GIVEN TASK –
All of the material should be reproduced exactly, with pictures left out.

··· DATA EXTRACT ···

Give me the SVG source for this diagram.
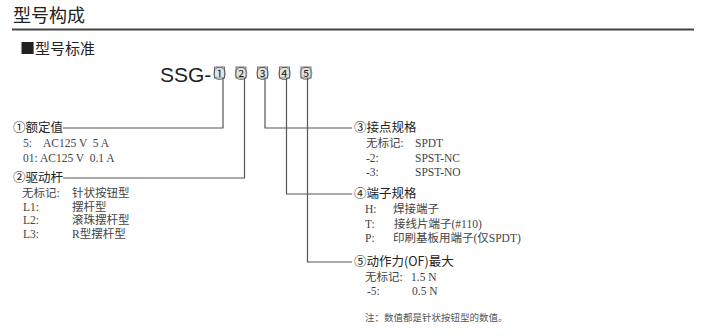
<svg xmlns="http://www.w3.org/2000/svg" width="701" height="336" viewBox="0 0 701 336">
<style>
.h1{font-family:"Noto Sans CJK SC","Liberation Sans",sans-serif;font-size:18px;fill:#222}
.h2{font-family:"Noto Sans CJK SC","Liberation Sans",sans-serif;font-size:15px;fill:#222}
.code{font-family:"Liberation Sans",Arial,sans-serif;font-size:21px;fill:#222}
.lab{font-family:"Noto Sans CJK SC","Liberation Sans",sans-serif;font-size:12.5px;fill:#222}
.body{font-family:"Liberation Serif","Noto Sans CJK SC",serif;font-size:11.5px;fill:#444;white-space:pre}
.note{font-family:"Liberation Serif","Noto Sans CJK SC",serif;font-size:9.5px;fill:#555}
.box rect{fill:#e2e2e2;stroke:#777;stroke-width:1}
.box text{font-family:"Noto Sans CJK SC","DejaVu Sans",sans-serif;font-size:13px;fill:#222;text-anchor:middle}
.conn{fill:none;stroke:#555;stroke-width:1.2}
</style>
<rect width="701" height="336" fill="#fff"/>
<g id="header">
<text class="h1" x="13" y="22">型号构成</text>
<line x1="12" y1="29.5" x2="694" y2="29.5" stroke="#444" stroke-width="2"/>
<text class="h2" x="20" y="54">■型号标准</text>
</g>
<g id="code">
<text class="code" x="160" y="82">SSG-</text>
<g class="box"><rect x="214.5" y="67" width="10" height="11"/><text x="219.5" y="77.5">①</text></g>
<g class="box"><rect x="236" y="67" width="10" height="11"/><text x="241" y="77.5">②</text></g>
<g class="box"><rect x="257.5" y="67" width="10" height="11"/><text x="262.5" y="77.5">③</text></g>
<g class="box"><rect x="279.5" y="67" width="10" height="11"/><text x="284.5" y="77.5">④</text></g>
<g class="box"><rect x="301" y="67" width="10" height="11"/><text x="306" y="77.5">⑤</text></g>
</g>
<g id="connectors">
<polyline class="conn" points="223,78 223,128 63,128"/>
<polyline class="conn" points="244.5,78 244.5,178 63,178"/>
<polyline class="conn" points="265,78 265,128 352,128"/>
<polyline class="conn" points="286.5,78 286.5,194 352,194"/>
<polyline class="conn" points="307.5,78 307.5,262 352,262"/>
</g>
<g id="n1">
<text class="lab" x="13" y="132">①额定值</text>
<text class="body" x="23" y="147">5:</text><text class="body" x="43" y="147">AC125 V  5 A</text>
<text class="body" x="23" y="162">01: AC125 V  0.1 A</text>
</g>
<g id="n2">
<text class="lab" x="13" y="182">②驱动杆</text>
<text class="body" x="22" y="197">无标记:</text><text class="body" x="72" y="197">针状按钮型</text>
<text class="body" x="23" y="211">L1:</text><text class="body" x="72" y="211">摆杆型</text>
<text class="body" x="23" y="224">L2:</text><text class="body" x="72" y="224">滚珠摆杆型</text>
<text class="body" x="23" y="238">L3:</text><text class="body" x="72" y="238">R型摆杆型</text>
</g>
<g id="n3">
<text class="lab" x="354" y="132">③接点规格</text>
<text class="body" x="366" y="147">无标记:</text><text class="body" x="415" y="147">SPDT</text>
<text class="body" x="366" y="162">-2:</text><text class="body" x="415" y="162">SPST-NC</text>
<text class="body" x="366" y="176">-3:</text><text class="body" x="415" y="176">SPST-NO</text>
</g>
<g id="n4">
<text class="lab" x="354" y="198">④端子规格</text>
<text class="body" x="365" y="213">H:</text><text class="body" x="393" y="213">焊接端子</text>
<text class="body" x="365" y="228">T:</text><text class="body" x="394" y="228">接线片端子(#110)</text>
<text class="body" x="365" y="242">P:</text><text class="body" x="393" y="242">印刷基板用端子(仅SPDT)</text>
</g>
<g id="n5">
<text class="lab" x="354" y="266">⑤动作力(OF)最大</text>
<text class="body" x="365" y="281">无标记:</text><text class="body" x="411" y="281">1.5 N</text>
<text class="body" x="367" y="295">-5:</text><text class="body" x="412" y="295">0.5 N</text>
<text class="note" x="365" y="321">注：数值都是针状按钮型的数值。</text>
</g>
</svg>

···

EXPECTED OUTPUT –
Give me the SVG source for this diagram.
<svg xmlns="http://www.w3.org/2000/svg" width="701" height="336" viewBox="0 0 701 336">
<style>
.h1{font-family:"Noto Sans CJK SC","Liberation Sans",sans-serif;font-size:18px;fill:#222}
.h2{font-family:"Noto Sans CJK SC","Liberation Sans",sans-serif;font-size:15px;fill:#222}
.code{font-family:"Liberation Sans",Arial,sans-serif;font-size:21px;fill:#222}
.lab{font-family:"Noto Sans CJK SC","Liberation Sans",sans-serif;font-size:12.5px;fill:#222}
.body{font-family:"Liberation Serif","Noto Sans CJK SC",serif;font-size:11.5px;fill:#444;white-space:pre}
.note{font-family:"Liberation Serif","Noto Sans CJK SC",serif;font-size:9.5px;fill:#555}
.box rect{fill:#e2e2e2;stroke:#777;stroke-width:1}
.box text{font-family:"Noto Sans CJK SC","DejaVu Sans",sans-serif;font-size:13px;fill:#222;text-anchor:middle}
.conn{fill:none;stroke:#555;stroke-width:1.2}
</style>
<rect width="701" height="336" fill="#fff"/>
<g id="header">
<text class="h1" x="13" y="22">型号构成</text>
<line x1="12" y1="29.5" x2="694" y2="29.5" stroke="#444" stroke-width="2"/>
<text class="h2" x="20" y="54">■型号标准</text>
</g>
<g id="code">
<text class="code" x="160" y="82">SSG-</text>
<g class="box"><rect x="214.5" y="67" width="10" height="11"/><text x="219.5" y="77.5">①</text></g>
<g class="box"><rect x="236" y="67" width="10" height="11"/><text x="241" y="77.5">②</text></g>
<g class="box"><rect x="257.5" y="67" width="10" height="11"/><text x="262.5" y="77.5">③</text></g>
<g class="box"><rect x="279.5" y="67" width="10" height="11"/><text x="284.5" y="77.5">④</text></g>
<g class="box"><rect x="301" y="67" width="10" height="11"/><text x="306" y="77.5">⑤</text></g>
</g>
<g id="connectors">
<polyline class="conn" points="223,78 223,128 63,128"/>
<polyline class="conn" points="244.5,78 244.5,178 63,178"/>
<polyline class="conn" points="265,78 265,128 352,128"/>
<polyline class="conn" points="286.5,78 286.5,194 352,194"/>
<polyline class="conn" points="307.5,78 307.5,262 352,262"/>
</g>
<g id="n1">
<text class="lab" x="13" y="132">①额定值</text>
<text class="body" x="23" y="147">5:</text><text class="body" x="43" y="147">AC125 V  5 A</text>
<text class="body" x="23" y="162">01: AC125 V  0.1 A</text>
</g>
<g id="n2">
<text class="lab" x="13" y="182">②驱动杆</text>
<text class="body" x="22" y="197">无标记:</text><text class="body" x="72" y="197">针状按钮型</text>
<text class="body" x="23" y="211">L1:</text><text class="body" x="72" y="211">摆杆型</text>
<text class="body" x="23" y="224">L2:</text><text class="body" x="72" y="224">滚珠摆杆型</text>
<text class="body" x="23" y="238">L3:</text><text class="body" x="72" y="238">R型摆杆型</text>
</g>
<g id="n3">
<text class="lab" x="354" y="132">③接点规格</text>
<text class="body" x="366" y="147">无标记:</text><text class="body" x="415" y="147">SPDT</text>
<text class="body" x="366" y="162">-2:</text><text class="body" x="415" y="162">SPST-NC</text>
<text class="body" x="366" y="176">-3:</text><text class="body" x="415" y="176">SPST-NO</text>
</g>
<g id="n4">
<text class="lab" x="354" y="198">④端子规格</text>
<text class="body" x="365" y="213">H:</text><text class="body" x="393" y="213">焊接端子</text>
<text class="body" x="365" y="228">T:</text><text class="body" x="394" y="228">接线片端子(#110)</text>
<text class="body" x="365" y="242">P:</text><text class="body" x="393" y="242">印刷基板用端子(仅SPDT)</text>
</g>
<g id="n5">
<text class="lab" x="354" y="266">⑤动作力(OF)最大</text>
<text class="body" x="365" y="281">无标记:</text><text class="body" x="411" y="281">1.5 N</text>
<text class="body" x="367" y="295">-5:</text><text class="body" x="412" y="295">0.5 N</text>
<text class="note" x="365" y="321">注：数值都是针状按钮型的数值。</text>
</g>
</svg>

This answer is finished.